Kelindan dalam upacara-upacara tersebut memang tidak selalu mulus, ada tarik menarik, negosiasi hingga perubahan ekstrim dalam perjalanan sejarah kehidupan masyarakat Banjar. Lebih-lebih terhambatnya transmisi pengetahuan lokal ini dipengaruhi banyak hal, beberapa diantaranya seperti pendidikan, ekonomi, kedatangan Islam transnasional, hingga mulai terlupakan oleh generasi penerus.
Imbasnya, relasi Islam sebagai identitas masyarakat Banjar juga tidak mulus, pada awalnya sangat akrab dengan beberapa tradisi, sekarang terdapat tradisi yang mendapatkan perubahan, pengurangan dan penambahan bernarasi lebih Islam ketimbang awalnya, juga ada yang sudah mulai dilupakan oleh generasi masyarakat Banjar sekarang.

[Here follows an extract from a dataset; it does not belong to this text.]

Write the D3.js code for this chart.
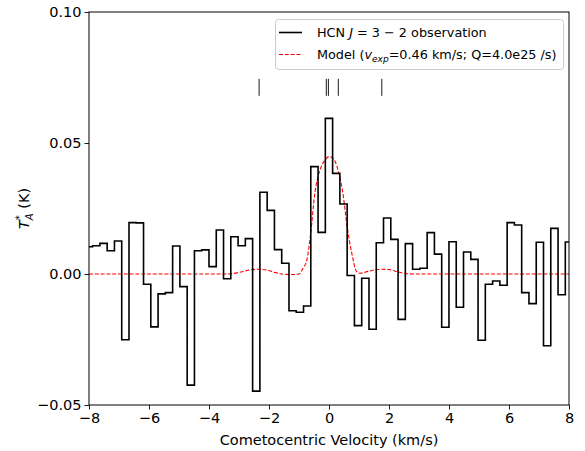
<!DOCTYPE html>
<html lang="en">
<head>
<meta charset="UTF-8">
<title>HCN J=3-2 spectrum</title>
<script src="https://d3js.org/d3.v7.min.js"></script>
<style>
    body { margin: 0; background: #fff; }
    svg text { font-family: "DejaVu Sans", sans-serif; fill: #000; }
</style>
</head>
<body>
<svg id="chart"></svg>
<script>
    // Spectrum channels: first channel centre and channel width (km/s)
    var velStart = -8.0,
        chanWidth = 0.2424;

    // Observed antenna temperature per channel (K)
    var obsTa = [
        0.0104, 0.0108, 0.0117, 0.0089, 0.0126, -0.0251, 0.0196, 0.0195, -0.0039, -0.0202,
        -0.0076, -0.0071, 0.0107, -0.0048, -0.0424, 0.0089, 0.0092, 0.0028, 0.0168, -0.0018,
        0.0142, 0.0108, 0.0135, -0.0447, 0.0312, 0.0243, 0.0093, 0.0041, -0.0140, -0.0146,
        -0.0122, 0.0410, 0.0159, 0.0594, 0.0384, 0.0267, -0.0006, -0.0197, -0.0016, -0.0211,
        0.0119, 0.0214, 0.0132, -0.0173, 0.0116, 0.0018, 0.0022, 0.0158, 0.0076, -0.0203,
        0.0123, -0.0127, 0.0084, 0.0056, -0.0253, -0.0039, -0.0027, -0.0043, 0.0196, 0.0187,
        -0.0071, -0.0113, 0.0121, -0.0274, 0.0174, -0.0079, 0.0122
    ];

    // Model curve
    var modelVel = [-8, -3.4, -3.0, -2.7, -2.4, -2.1, -1.8, -1.5, -1.2, -1.0, -0.85, -0.74, -0.61,
        -0.47, -0.3, -0.13, 0.0, 0.1, 0.2, 0.33, 0.48, 0.59, 0.76, 0.92, 1.03, 1.3, 1.7, 2.0,
        2.3, 2.6, 2.9, 8];
    var modelTa = [0, 0, 0.0006, 0.0014, 0.0018, 0.0016, 0.0006, -0.0001, -0.0002, 0.0, 0.0025,
        0.0053, 0.0156, 0.031, 0.0397, 0.0435, 0.0448, 0.0445, 0.043, 0.0384, 0.0295, 0.0193,
        0.0079, 0.0009, 0.0003, 0.0010, 0.0018, 0.0017, 0.0008, 0.0001, 0, 0];

    // hyperfine component markers
    var hfsVel = [-2.33, -0.09, -0.02, 0.31, 1.76];
    var hfsRange = [0.068, 0.0745];

    var xTicks = [-8, -6, -4, -2, 0, 2, 4, 6, 8];
    var yTicks = [-0.05, 0.00, 0.05, 0.10];

    // Constants
    var width = 585,
        height = 451,
        margin = { top: 12, right: 16, bottom: 46, left: 89 };

    var svg = d3.select("#chart")
        .attr("width", width)
        .attr("height", height);

    var x = d3.scaleLinear().domain([-8, 8]).range([margin.left, width - margin.right]);
    var y = d3.scaleLinear().domain([-0.05, 0.10]).range([height - margin.bottom, margin.top]);

    svg.append("clipPath").attr("id", "clip")
        .append("rect")
        .attr("x", x(-8)).attr("y", y(0.10))
        .attr("width", x(8) - x(-8)).attr("height", y(-0.05) - y(0.10));

    var plot = svg.append("g").attr("clip-path", "url(#clip)");

    // model (drawn under the data)
    var modelLine = d3.line()
        .x((d, i) => x(modelVel[i]))
        .y(d => y(d))
        .curve(d3.curveMonotoneX);

    plot.append("path")
        .datum(modelTa)
        .attr("d", modelLine)
        .attr("fill", "none")
        .attr("stroke", "#ff0000")
        .attr("stroke-width", 1.1)
        .attr("stroke-dasharray", "4,1.8");

    // observed spectrum, steps-mid
    var obsLine = d3.line()
        .x((d, i) => x(velStart + i * chanWidth))
        .y(d => y(d))
        .curve(d3.curveStep);

    plot.append("path")
        .datum(obsTa)
        .attr("d", obsLine)
        .attr("fill", "none")
        .attr("stroke", "#000")
        .attr("stroke-width", 1.6)
        .attr("stroke-linejoin", "miter");

    // hyperfine markers
    plot.selectAll(".hfs")
        .data(hfsVel)
        .enter()
        .append("line")
        .attr("class", "hfs")
        .attr("x1", d => x(d)).attr("x2", d => x(d))
        .attr("y1", y(hfsRange[0])).attr("y2", y(hfsRange[1]))
        .attr("stroke", "#000")
        .attr("stroke-width", 0.9);

    // Axes
    var xAxis = d3.axisBottom(x).tickValues(xTicks).tickSize(4.5).tickPadding(3)
        .tickFormat(d3.format("d"));
    var yAxis = d3.axisLeft(y).tickValues(yTicks).tickSize(4.5).tickPadding(3)
        .tickFormat(d3.format(".2f"));

    var gx = svg.append("g")
        .attr("transform", "translate(0," + y(-0.05) + ")")
        .call(xAxis);
    var gy = svg.append("g")
        .attr("transform", "translate(" + x(-8) + ",0)")
        .call(yAxis);

    [gx, gy].forEach(g => {
        g.select(".domain").remove();
        g.selectAll("text").style("font-size", "14.5px").attr("fill", "#000");
        g.selectAll("line").attr("stroke", "#000").attr("stroke-width", 0.9);
    });

    // frame
    svg.append("rect")
        .attr("x", x(-8)).attr("y", y(0.10))
        .attr("width", x(8) - x(-8)).attr("height", y(-0.05) - y(0.10))
        .attr("fill", "none")
        .attr("stroke", "#000")
        .attr("stroke-width", 1);

    // axis labels
    svg.append("text")
        .attr("x", (x(-8) + x(8)) / 2)
        .attr("y", 445)
        .attr("text-anchor", "middle")
        .style("font-size", "14.5px")
        .text("Cometocentric Velocity (km/s)");

    var yl = svg.append("text")
        .attr("transform", "translate(29," + (y(0.025)) + ") rotate(-90)")
        .attr("text-anchor", "middle")
        .style("font-size", "14.5px");
    yl.append("tspan").style("font-style", "italic").text("T");
    yl.append("tspan").attr("dy", -6).style("font-size", "10px").text("*");
    yl.append("tspan").attr("dx", -5).attr("dy", 10).style("font-size", "10px").style("font-style", "italic").text("A");
    yl.append("tspan").attr("dy", -4).text(" (K)");

    // Legend
    var lg = svg.append("g");
    lg.append("rect")
        .attr("x", 275.5).attr("y", 19.5)
        .attr("width", 288).attr("height", 50)
        .attr("rx", 3)
        .attr("fill", "#fff").attr("fill-opacity", 0.8)
        .attr("stroke", "#cccccc");

    lg.append("line")
        .attr("x1", 279).attr("x2", 302).attr("y1", 32.5).attr("y2", 32.5)
        .attr("stroke", "#000").attr("stroke-width", 1.6);
    lg.append("line")
        .attr("x1", 279).attr("x2", 302).attr("y1", 54.5).attr("y2", 54.5)
        .attr("stroke", "#ff0000").attr("stroke-width", 1.1).attr("stroke-dasharray", "4,1.8");

    var t1 = lg.append("text").attr("x", 317).attr("y", 37).style("font-size", "12.8px");
    t1.append("tspan").text("HCN ");
    t1.append("tspan").style("font-style", "italic").text("J");
    t1.append("tspan").text(" = 3 \u2212 2 observation");

    var t2 = lg.append("text").attr("x", 317).attr("y", 59).style("font-size", "12.8px");
    t2.append("tspan").text("Model (");
    t2.append("tspan").style("font-style", "italic").text("v");
    t2.append("tspan").attr("dy", 3).style("font-size", "9px").style("font-style", "italic").text("exp");
    t2.append("tspan").attr("dy", -3).text("=0.46 km/s; Q=4.0e25 /s)");
</script>
</body>
</html>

Saya melihat yang paling bertahan adalah budaya simbol dalam keberislaman masyarakat Banjar. Hal ini tidak saja terkait dengan Islam sebagai identitas, seperti gelar atau pakaian, namun juga berfungsi sebagai negosiasi atau lebih tepatnya tercampur antara tradisi dengan nilai dan ajaran Islam, seperti aneka kue yang memiliki makna tersendiri dalam beberapa ritual keislaman.
Adaptasi masyarakat Banjar atas simbol, baik agama ataupun budaya, bisa dibilang menjadi modal budaya yang akan mewarnai keberislaman mereka terutama di era pascamodern. Berbagai simbol-simbol yang menjadi poin penting dalam model keberislaman masyarakat Islam, terutama kelas menengah, generasi milenial hingga gen-Z, sehingga Islam lebih banyak ditampilkan sudah mulai menggerus berbagai tradisi dan kepercayaan masyarakat, termasuk Banjar.